The fact that faith eludes reason does not make me doubt faith - it makes it more real!

Thursday, November 18, 2010

Trans-rational faith . . . say what?

Shortly after the Dawkins "God Delusion" book came out I knew I had to read it.  I definitely did not want to buy the book.  I wasn't going among the dollars that put a new pool in his backyard.  So I did the reasonable thing and went to the library and borrowed it.

I have to admit I was a little nervous.  I mean this guy is a genius and he is deconstructing faith.  About halfway through it, however, I was surprised to find that it was a little more than a rant about why he finds Christianity irrational and Christians themselves abnormal.  To be honest, the book had very little substance and I found myself surprised that he didn't take advantage of the attention the book garnered to put advance his ideas better.

In fact, there is one illustration that he uses that is a complete head-scratcher.  He tells this story of a moth that goes to and from its home at night using the moon as its navigational aid.  In this story, Dawkins theorizes that the moth uses moonlight to operate as it's constant allowing it to have an immovable object to get around.

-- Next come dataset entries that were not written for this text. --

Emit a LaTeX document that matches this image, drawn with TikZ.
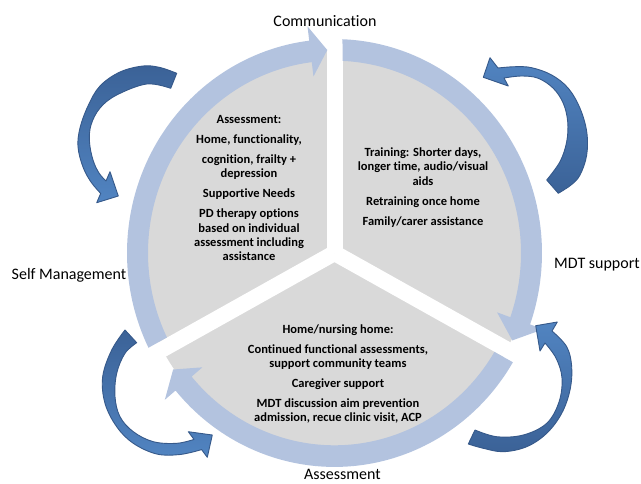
\documentclass[tikz,border=0pt]{standalone}
\usepackage{fontspec}
\setmainfont{Carlito}[Ligatures=NoCommon]
\definecolor{ringblue}{HTML}{B3C3DF}
\definecolor{piegray}{HTML}{D9D9D9}
\definecolor{arrowdark}{HTML}{3B6297}
\definecolor{arrowlight}{HTML}{5184C1}
\definecolor{arrowedge}{HTML}{36598A}
\begin{document}
\begin{tikzpicture}[x=1pt,y=-1pt,
  curvedarrow/.style={draw=arrowedge,line width=0.9pt,line join=round},
  bodytext/.style={font=\fontsize{12.5}{14.2}\selectfont\bfseries,align=center,inner sep=0pt},
  phaselabel/.style={font=\fontsize{16}{19}\selectfont,inner sep=0pt}]
\useasboundingbox (0,0) rectangle (641,483);

% segmented disc with the cycle ring
\begin{scope}[shift={(334.5,253)},yscale=-1.031]
  \fill[piegray] (0,0) circle[radius=196];
  \foreach \g in {90,208.5,-28.5}
    \draw[white,line width=16pt] (0,0) -- (\g:205);
  % left arc, ends at the top
  \fill[ringblue] (206.29:207.5) arc[start angle=206.29,end angle=97,radius=207.5]
    -- (97:221.5) -- (92.1:197) -- (97:172.5) -- (97:186.5)
    arc[start angle=97,end angle=206.04,radius=186.5] -- cycle;
  % right arc, ends at the lower right
  \fill[ringblue] (87.79:207.5) arc[start angle=87.79,end angle=-19.5,radius=207.5]
    -- (-19.5:221.5) -- (-25.5:197) -- (-19.5:172.5) -- (-19.5:186.5)
    arc[start angle=-19.5,end angle=87.54,radius=186.5] -- cycle;
  % bottom arc, ends at the lower left
  \fill[ringblue] (-30.71:207.5) arc[start angle=-30.71,end angle=-140,radius=207.5]
    -- (-140:221.5) -- (-145:197) -- (-140:172.5) -- (-140:186.5)
    arc[start angle=-140,end angle=-30.96,radius=186.5] -- cycle;
\end{scope}

% curved arrows outside the ring
\path[curvedarrow,top color=arrowdark,bottom color=arrowlight]
  plot[smooth,tension=0.6] coordinates {(176.7,73.3) (160,67.5) (143,66) (120,72) (100,86) (88,106) (80,128) (78,147) (83,167) (91,182) (100.7,193.4)}
  -- (96.7,202.7) -- (118.3,196) -- (110,171.7)
  -- plot[smooth,tension=0.6] coordinates {(106,181) (99,173) (93,160) (89.5,142) (91,125) (100,108) (116.7,95) (146.7,84) (170.7,88.3)}
  -- cycle;
\path[curvedarrow,top color=arrowlight,bottom color=arrowdark]
  plot[smooth,tension=0.6] coordinates {(558.3,193.3) (571,185) (580,175) (586.7,155) (586.7,131.7) (580,108.3) (568.3,88.3) (551.7,75) (531.7,67.7) (515,66.7) (498,68)}
  -- (490,57.7) -- (483.3,77.3) -- (508.3,86)
  -- plot[smooth,tension=0.6] coordinates {(504,78) (521.7,76) (538.3,78.3) (553.3,88.3) (563.3,103.3) (567.7,121.7) (566.7,141.7) (560,161.7) (546.7,180)}
  -- cycle;
\path[curvedarrow,top color=arrowlight,bottom color=arrowdark]
  plot[smooth,tension=0.6] coordinates {(468.3,444) (483.3,448.3) (503.3,451.7) (526.7,446.7) (546.7,433.3) (561.7,413.3) (570,390) (571.7,366.7) (566.7,346.7) (552,331)}
  -- (557.3,322) -- (535.7,325.7) -- (540,351)
  -- plot[smooth,tension=0.6] coordinates {(545,343) (556,358) (562,378) (559,402) (546.7,423.3) (523.3,435) (496.7,436.7) (475,430)}
  -- cycle;
\path[curvedarrow,top color=arrowdark,bottom color=arrowlight]
  plot[smooth,tension=0.6] coordinates {(125,330) (111.7,350) (102.7,376.7) (105,403.3) (116.7,426.7) (133.3,443.3) (156.7,454) (180,454.5) (201.6,449.6)}
  -- (207.3,457.3) -- (212.3,435) -- (188.3,431.7)
  -- plot[smooth,tension=0.6] coordinates {(194,439.4) (176.7,443.3) (153.3,441.7) (133.3,431.7) (120,416.7) (115,396.7) (116.7,373.3) (125,353.3) (136.7,342.7)}
  -- cycle;

% texts inside the three segments
\node[bodytext] (assess) at (249,188) {Assessment:\\[5.8pt]Home, functionality,\\[5.8pt]cognition, frailty +\\depression\\[5.8pt]Supportive Needs\\[5.8pt]PD therapy options\\based on individual\\assessment including\\assistance};
\node[bodytext] (train) at (423,187.5) {Training: Shorter days,\\longer time, audio/visual\\aids\\[5.8pt]Retraining once home\\[5.8pt]Family/carer assistance};
\node[bodytext] (home) at (338,374) {Home/nursing home:\\[5.8pt]Continued functional assessments,\\support community teams\\[5.8pt]Caregiver support\\[5.8pt]MDT discussion aim prevention\\admission, recue clinic visit, ACP};

% labels round the cycle
\node[phaselabel] (comm) at (325,21) {Communication};
\node[phaselabel] (mdt) at (597,265) {MDT support};
\node[phaselabel] (self) at (69,275) {Self Management};
\node[phaselabel] (assesslabel) at (342.5,474.5) {Assessment};
\end{tikzpicture}
\end{document}
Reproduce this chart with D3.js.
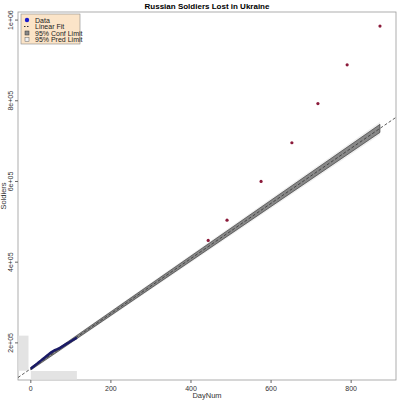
<!DOCTYPE html>
<html><head><meta charset="utf-8">
<script src="https://cdn.jsdelivr.net/npm/d3@7"></script>
<style>body{margin:0;background:#fff}text{font-family:Arial,"Liberation Sans",sans-serif}</style>
</head><body>
<script>
const dataDays = [0,5,10,15,20,25,30,35,40,45,50,55,60,65,70,75,80,85,90,95,100,105,110,115];
const dataSoldiers = [136000,140000,144000,148000,152000,156000,160000,164000,168000,172000,176000,179000,182000,184000,186000,189000,192000,195000,198000,201000,204000,207000,210000,213000];
const extraDays = [443,490,575,652,717,790,872];
const extraSoldiers = [454000,504000,600000,696000,793000,889000,985000];
const fitDays = [-32,912];
const fitIntercept = 136000, fitSlope = 683;
const bandDays = [0,872];
const confHalf = [3000,10000];
const yTicks = [200000,400000,600000,800000,1000000];
const yTickLabels = ["2e+05","4e+05","6e+05","8e+05","1e+06"];
const xTicks = [0,200,400,600,800];

const W = 400, H = 400, m = {l:18, r:4, t:12, b:20};
const svg = d3.select('body').append('svg').attr('width', W).attr('height', H);
const x = d3.scaleLinear().domain([-32, 912]).range([m.l, W - m.r]);
const y = d3.scaleLinear().domain([108000, 1020000]).range([H - m.b, m.t]);

svg.append('text').attr('x', 207).attr('y', 9).attr('text-anchor', 'middle')
  .attr('font-size', 8).attr('font-weight', 'bold').text('Russian Soldiers Lost in Ukraine');

svg.append('rect').attr('x', m.l).attr('y', m.t).attr('width', W - m.l - m.r).attr('height', H - m.t - m.b)
  .attr('fill', 'none').attr('stroke', '#999').attr('stroke-width', 0.8);

// rug-like light boxes
svg.append('rect').attr('x', m.l + 0.5).attr('y', y(dataSoldiers[23]) - 2).attr('width', 10)
  .attr('height', y(dataSoldiers[0]) - y(dataSoldiers[23]) + 4).attr('fill', '#e3e3e3');
svg.append('rect').attr('x', x(0)).attr('y', H - m.b - 9).attr('width', x(115) - x(0))
  .attr('height', 8.5).attr('fill', '#e3e3e3');

const fy = d => fitIntercept + fitSlope * d;
// bands
svg.append('path').attr('fill', '#eeeeee')
  .attr('d', d3.area().x(d => x(d)).y0((d, i) => y(fy(d) - confHalf[i] * 1.6)).y1((d, i) => y(fy(d) + confHalf[i] * 1.6))(bandDays));
svg.append('path').attr('fill', '#888').attr('stroke', '#333').attr('stroke-width', 0.6)
  .attr('d', d3.area().x(d => x(d)).y0((d, i) => y(fy(d) - confHalf[i])).y1((d, i) => y(fy(d) + confHalf[i]))(bandDays));

svg.append('line').attr('x1', x(fitDays[0])).attr('y1', y(fy(fitDays[0])))
  .attr('x2', x(fitDays[1])).attr('y2', y(fy(fitDays[1])))
  .attr('stroke', '#333').attr('stroke-dasharray', '3,2').attr('stroke-width', 0.8);

svg.append('path').attr('fill', 'none').attr('stroke', '#1a1a66').attr('stroke-width', 2.5)
  .attr('d', d3.line().x((d, i) => x(d)).y((d, i) => y(dataSoldiers[i]))(dataDays));

svg.selectAll('circle.e').data(extraDays).join('circle').attr('class', 'e')
  .attr('cx', d => x(d)).attr('cy', (d, i) => y(extraSoldiers[i])).attr('r', 1.6).attr('fill', '#8b1a3a');

// axes
const gx = svg.append('g').attr('transform', `translate(0,${H - m.b})`);
xTicks.forEach(t => {
  gx.append('line').attr('x1', x(t)).attr('x2', x(t)).attr('y1', 0).attr('y2', 3).attr('stroke', '#666');
  gx.append('text').attr('x', x(t)).attr('y', 11).attr('text-anchor', 'middle').attr('font-size', 7).attr('fill', '#333').text(t);
});
svg.append('text').attr('x', 207).attr('y', 398).attr('text-anchor', 'middle').attr('font-size', 7.5).attr('fill', '#333').text('DayNum');

yTicks.forEach((t, i) => {
  svg.append('line').attr('x1', m.l - 3).attr('x2', m.l).attr('y1', y(t)).attr('y2', y(t)).attr('stroke', '#666');
  svg.append('text').attr('transform', `translate(${m.l - 5},${y(t)}) rotate(-90)`).attr('text-anchor', 'middle')
    .attr('font-size', 7).attr('fill', '#333').text(yTickLabels[i]);
});
svg.append('text').attr('transform', 'translate(6,196) rotate(-90)').attr('text-anchor', 'middle')
  .attr('font-size', 7.5).attr('fill', '#333').text('Soldiers');

// legend
const lg = svg.append('g').attr('transform', 'translate(21,14)');
lg.append('rect').attr('width', 59).attr('height', 30).attr('fill', '#fbe4c8').attr('stroke', '#888').attr('stroke-width', 0.6);
const items = ['Data', 'Linear Fit', '95% Conf Limit', '95% Pred Limit'];
items.forEach((s, i) => {
  const yy = 6 + i * 6.5;
  lg.append('text').attr('x', 14).attr('y', yy + 2.5).attr('font-size', 7).attr('fill', '#222').text(s);
});
lg.append('circle').attr('cx', 6).attr('cy', 6).attr('r', 2.2).attr('fill', '#1a1acc');
lg.append('line').attr('x1', 3).attr('x2', 9).attr('y1', 12.5).attr('y2', 12.5).attr('stroke', '#333').attr('stroke-dasharray', '1.5,1.5');
lg.append('rect').attr('x', 4).attr('y', 17).attr('width', 4).attr('height', 4).attr('fill', '#888').attr('stroke', '#333').attr('stroke-width', 0.5);
lg.append('rect').attr('x', 4).attr('y', 23.5).attr('width', 4).attr('height', 4).attr('fill', '#eee').attr('stroke', '#666').attr('stroke-width', 0.5);
</script>
</body></html>
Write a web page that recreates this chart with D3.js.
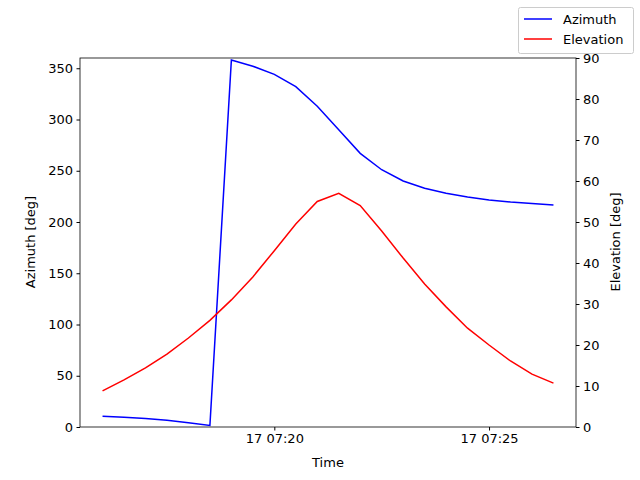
<!DOCTYPE html>
<html><head><meta charset="utf-8">
<script src="https://d3js.org/d3.v7.min.js"></script>
<style>body{margin:0;background:#fff}text{font-family:"DejaVu Sans",sans-serif}</style>
</head><body><svg id="c" width="640" height="480"></svg>
<script>
const times = d3.range(22).map(i => new Date(Date.UTC(2024,0,17,7,16,0) + i*30000));
const azimuth = [10.5,9.5,8.3,6.5,4.2,1.5,358,352,344,332,313,290,267,251,240,233,228,224.5,221.5,219.5,218,216.5];
const elevation = [8.8,11.5,14.4,17.8,21.7,26,31,36.6,43,49.5,55,57,54,47.8,41.2,34.9,29.3,24.1,20,16.1,12.9,10.7];
const xTicks = [new Date(Date.UTC(2024,0,17,7,20)), new Date(Date.UTC(2024,0,17,7,25))];
const azTicks = [0,50,100,150,200,250,300,350];
const elTicks = [0,10,20,30,40,50,60,70,80,90];

const svg = d3.select("#c");
const L=80,R=576,T=58,B=427;
const span = times[21]-times[0];
const x = d3.scaleUtc().domain([+times[0]-span*0.05, +times[21]+span*0.05]).range([L,R]);
const yA = d3.scaleLinear().domain([0,360]).range([B,T]);
const yE = d3.scaleLinear().domain([0,90]).range([B,T]);
const fmt = d3.utcFormat("%d %H:%M");
const FS = 13;

const style = g => { g.selectAll("text").attr("font-size",FS).attr("fill","#000"); g.select(".domain").remove(); g.selectAll("line").attr("stroke","#000"); };
svg.append("g").attr("transform",`translate(0,${B})`).call(d3.axisBottom(x).tickValues(xTicks).tickFormat(fmt).tickSizeOuter(0).tickSize(3.5).tickPadding(3.5)).call(style);
svg.append("g").attr("transform",`translate(${L},0)`).call(d3.axisLeft(yA).tickValues(azTicks).tickSize(3.5).tickPadding(3.5)).call(style);
svg.append("g").attr("transform",`translate(${R},0)`).call(d3.axisRight(yE).tickValues(elTicks).tickSize(3.5).tickPadding(3.5)).call(style);

const lineA = d3.line().x((d,i)=>x(times[i])).y(d=>yA(d));
const lineE = d3.line().x((d,i)=>x(times[i])).y(d=>yE(d));
svg.append("path").attr("d",lineA(azimuth)).attr("fill","none").attr("stroke","blue").attr("stroke-width",1.5);
svg.append("path").attr("d",lineE(elevation)).attr("fill","none").attr("stroke","red").attr("stroke-width",1.5);
svg.append("rect").attr("x",L).attr("y",T).attr("width",R-L).attr("height",B-T).attr("fill","none").attr("stroke","#000").attr("stroke-width",0.8);

svg.append("text").attr("x",(L+R)/2).attr("y",467).attr("text-anchor","middle").attr("font-size",FS).text("Time");
svg.append("text").attr("transform","translate(35,242) rotate(-90)").attr("text-anchor","middle").attr("font-size",FS).text("Azimuth [deg]");
svg.append("text").attr("transform","translate(620,242) rotate(-90)").attr("text-anchor","middle").attr("font-size",FS).text("Elevation [deg]");

const lg = svg.append("g");
lg.append("rect").attr("x",518.5).attr("y",7.5).attr("width",115).attr("height",46).attr("rx",2).attr("fill","#fff").attr("stroke","#ccc");
[["Azimuth","blue",19],["Elevation","red",39]].forEach(([t,c,y])=>{
  lg.append("line").attr("x1",524).attr("x2",552).attr("y1",y).attr("y2",y).attr("stroke",c).attr("stroke-width",1.5);
  lg.append("text").attr("x",563).attr("y",y+4.5).attr("font-size",FS).text(t);
});
</script></body></html>
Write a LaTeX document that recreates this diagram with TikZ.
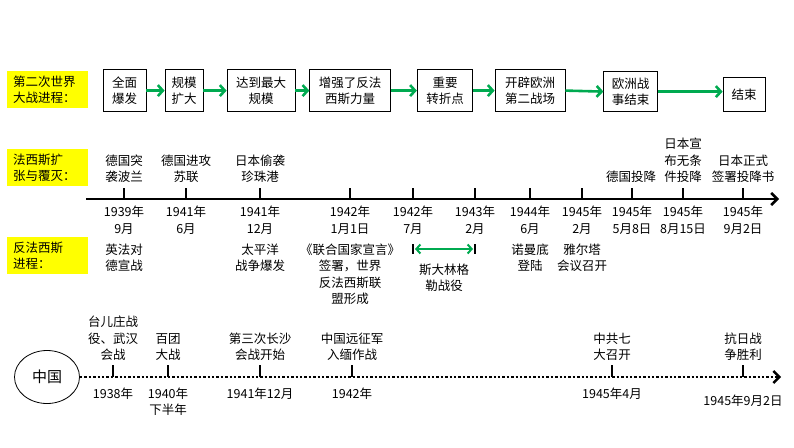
\documentclass[tikz,border=0pt]{standalone}
\usepackage{fontspec}
\setmainfont{Noto Sans CJK SC}
\usetikzlibrary{arrows.meta,shapes.geometric}

\definecolor{tagyellow}{RGB}{255,255,0}
\definecolor{flowgreen}{RGB}{0,170,80}

\tikzset{
  txt/.style={font=\fontsize{12.5}{16.5}\selectfont, align=center, inner sep=1pt},
  tag/.style={txt, fill=tagyellow, align=left, text width=69pt, inner xsep=6pt,
    minimum height=37pt, anchor=north west},
  stage/.style={txt, draw, line width=0.8pt, inner xsep=9pt, minimum height=42pt, anchor=south},
  flow/.style={flowgreen, line width=2.6pt, -{Straight Barb[length=5pt,width=11pt]}},
  axis/.style={line width=2.6pt, -{Straight Barb[length=6pt,width=12pt]}},
  dotaxis/.style={line width=2.4pt, dotted, -{Straight Barb[length=6pt,width=12pt]}},
  tick/.style={line width=2pt}
}

\begin{document}
\begin{tikzpicture}[x=1pt,y=-1pt]
  \useasboundingbox (0,0) rectangle (794,447);

  % stages of the war
  \node[tag] (t1) at (7,71) {第二次世界\\大战进程：};
  \node[stage] (s1) at (124.5,112) {全面\\爆发};
  \node[stage, inner xsep=6.5pt] (s2) at (184,112) {规模\\扩大};
  \node[stage] (s3) at (261,112) {达到最大\\规模};
  \node[stage] (s4) at (350,112) {增强了反法\\西斯力量};
  \node[stage] (s5) at (445,112) {重要\\转折点};
  \node[stage, inner xsep=10pt] (s6) at (530,112) {开辟欧洲\\第二战场};
  \node[stage, inner xsep=8pt, minimum height=40pt] (s7) at (630.5,112) {欧洲战\\事结束};
  \node[stage, inner xsep=8.5pt, minimum height=34pt] (s8) at (744,112) {结束};
  \foreach \a/\b in {s1/s2,s2/s3,s3/s4,s4/s5,s5/s6,s6/s7}
    \draw[flow] (\a.east) -- (\b.west);
  \draw[flow] (s7.east) -- (s7.east -| s8.west);

  % main time axis
  \node[tag] (t2) at (7,149) {法西斯扩\\张与覆灭：};
  \node[tag] (t3) at (7,237) {反法西斯\\进程：};
  \coordinate (a0) at (86,199);
  \coordinate (a1) at (779,199);
  \draw[axis] (a0) -- (a1);
  \foreach \x in {124,186,260,350,413,475,530,582,632,683,743}
  {
    \draw[tick] (\x,199) -- (\x,188);
  }

  \foreach \x/\t [count=\i] in {124/{德国突\\袭波兰}, 186/{德国进攻\\苏联}, 260/{日本偷袭\\珍珠港},
      631/{德国投降}, 683/{日本宣\\布无条\\件投降}, 743/{日本正式\\签署投降书}}
    \node[txt, anchor=south] (up\i) at (\x,184) {\t};

  \foreach \x/\t [count=\i] in {124/{1939年\\9月}, 186/{1941年\\6月}, 260/{1941年\\12月},
      350/{1942年\\1月1日}, 413/{1942年\\7月}, 475/{1943年\\2月}, 530/{1944年\\6月},
      582/{1945年\\2月}, 632/{1945年\\5月8日}, 683/{1945年\\8月15日}, 743/{1945年\\9月2日}}
    \node[txt, anchor=north] (d\i) at (\x,205) {\t};

  \foreach \x/\t [count=\i] in {124/{英法对\\德宣战}, 260/{太平洋\\战争爆发},
      350/{《联合国家宣言》\\签署，世界\\反法西斯联\\盟形成}, 530/{诺曼底\\登陆}, 582/{雅尔塔\\会议召开}}
    \node[txt, anchor=north] (ev\i) at (\x,242.5) {\t};

  \coordinate (sg0) at (413,249);
  \coordinate (sg1) at (475,249);
  \draw[flowgreen, line width=2pt, {Straight Barb[length=4pt,width=9pt]}-{Straight Barb[length=4pt,width=9pt]}]
    ([xshift=2pt]sg0) -- ([xshift=-2pt]sg1);
  \draw[tick] (413,244) -- (413,254);
  \draw[tick] (475,244) -- (475,254);
  \node[txt, anchor=north] (sg) at (444,262.5) {斯大林格\\勒战役};

  % China
  \node[draw, ellipse, line width=0.8pt, minimum width=65pt, minimum height=53pt,
    font=\fontsize{15}{18}\selectfont] (china) at (47,377) {中国};
  \coordinate (c1) at (781,377);
  \draw[dotaxis] (china.east) -- (c1);
  \foreach \x in {113,168,260,352,612,743}
  {
    \draw[tick] (\x,377) -- (\x,365);
  }

  \foreach \x/\t [count=\i] in {113/{台儿庄战\\役、武汉\\会战}, 168/{百团\\大战}, 260/{第三次长沙\\会战开始},
      352/{中国远征军\\入缅作战}, 612/{中共七\\大召开}, 743/{抗日战\\争胜利}}
    \node[txt, anchor=south] (cu\i) at (\x,362) {\t};

  \foreach \x/\t [count=\i] in {113/{1938年}, 168/{1940年\\下半年}, 260/{1941年12月},
      352/{1942年}, 612/{1945年4月}}
    \node[txt, anchor=north] (cd\i) at (\x,386.5) {\t};
  \node[txt, anchor=north] (cd6) at (743,393.5) {1945年9月2日};
\end{tikzpicture}
\end{document}
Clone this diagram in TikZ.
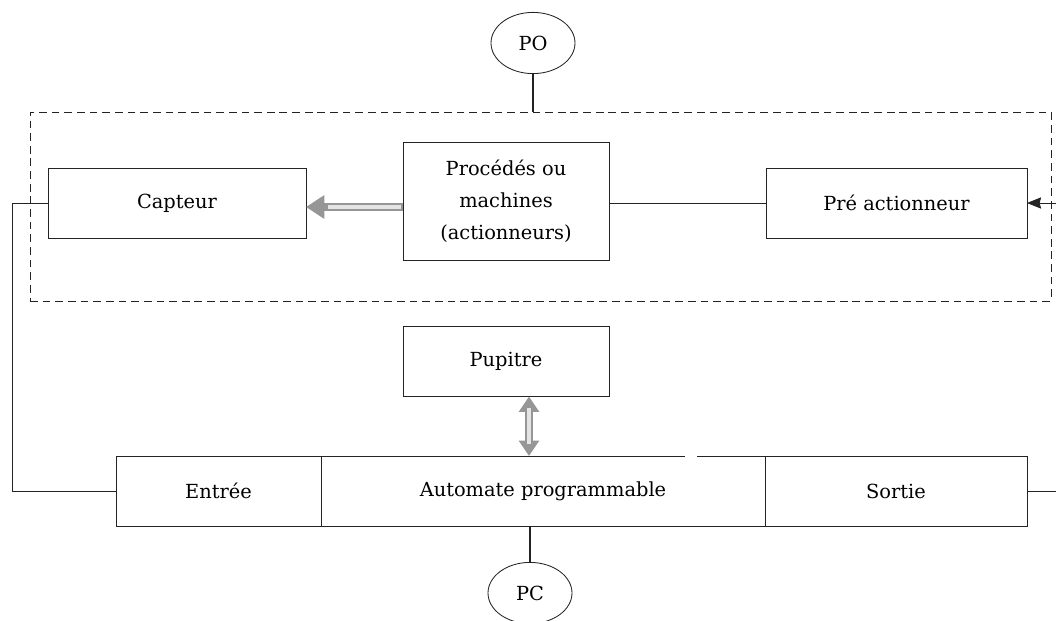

Well, wouldn't you know, the moth stumbles upon firelight from a campfire and gets derailed from his lunar constant and focuses instead on the fire.  As a result the moth is drawn into a firey vortex mistaking the flames for his navigational aid.  This is his theory for why moths circle firelight.  It is also his parable designed to warn us of the human-generated flames of man-made religion.  The fires of myth are going to doom mankind because it takes us all off the evolutionary course that we are meant to be on.

I give Dawkins credit for creativity, but am I the only one who noticed that his parable actually argues the opposite of what he intends to say?

Of course I get that he is setting the constant of evolution and the dangers of human created myths.  But lets look very closely at the example he uses.  Now follow me on this . . . what was the poor little moth guilty of?

Was the moth drawn off course by a fiery sermon?  Was he moved to tears by a manipulative preacher? No.  He was just using his senses.

Think about that for a minute.  The moth was drawn off course by the senses that conveyed to his little brain an incorrect source of light.  It wasn't the fuzzy spiritualism of man-made theologies, it was the strict empiricism of science that led our little guy, the moth, off course.  Science killed the moth.

Science killed the moth because when all we have is reason, we are only able to understand things as much as the hardware we have to understand them with.  Moths fly into flames.  Dogs eat their vomit.  You don't even want to know what Monkeys do . . . and humans are not outside this great limitation.  

Yes, in the end, reason is a great tool for navigating through this world.  It is not, however, a good vehicle for things like truth beyond itself.  Sense and reason can tell you a lot about what is going on, but not why it is there to begin with.  

And yet there are so many Christians who get all excited about trying to make faith fit inside our little minds.  We take something like faith with all of its complexity and wonder and try to flatten it to fit inside our minds.  

This is not necessary, by the way.  In fact a faith that does not respect the bounds of reason is the most satisfying faith there is because it resides in its native environment rather than trying to jump through the hoops of sense and reason.  

So are you a skeptic?  It's probably because faith sounds ridiculous to you.  Yes, it is ridiculous inside the human mind because it continues to trespass over the line of logic to its native environment beyond the grasp of human logic.  Chances are you haven't even had the chance to reject faith as it really is - it all of its absurd glory.  Real faith is trans-rational.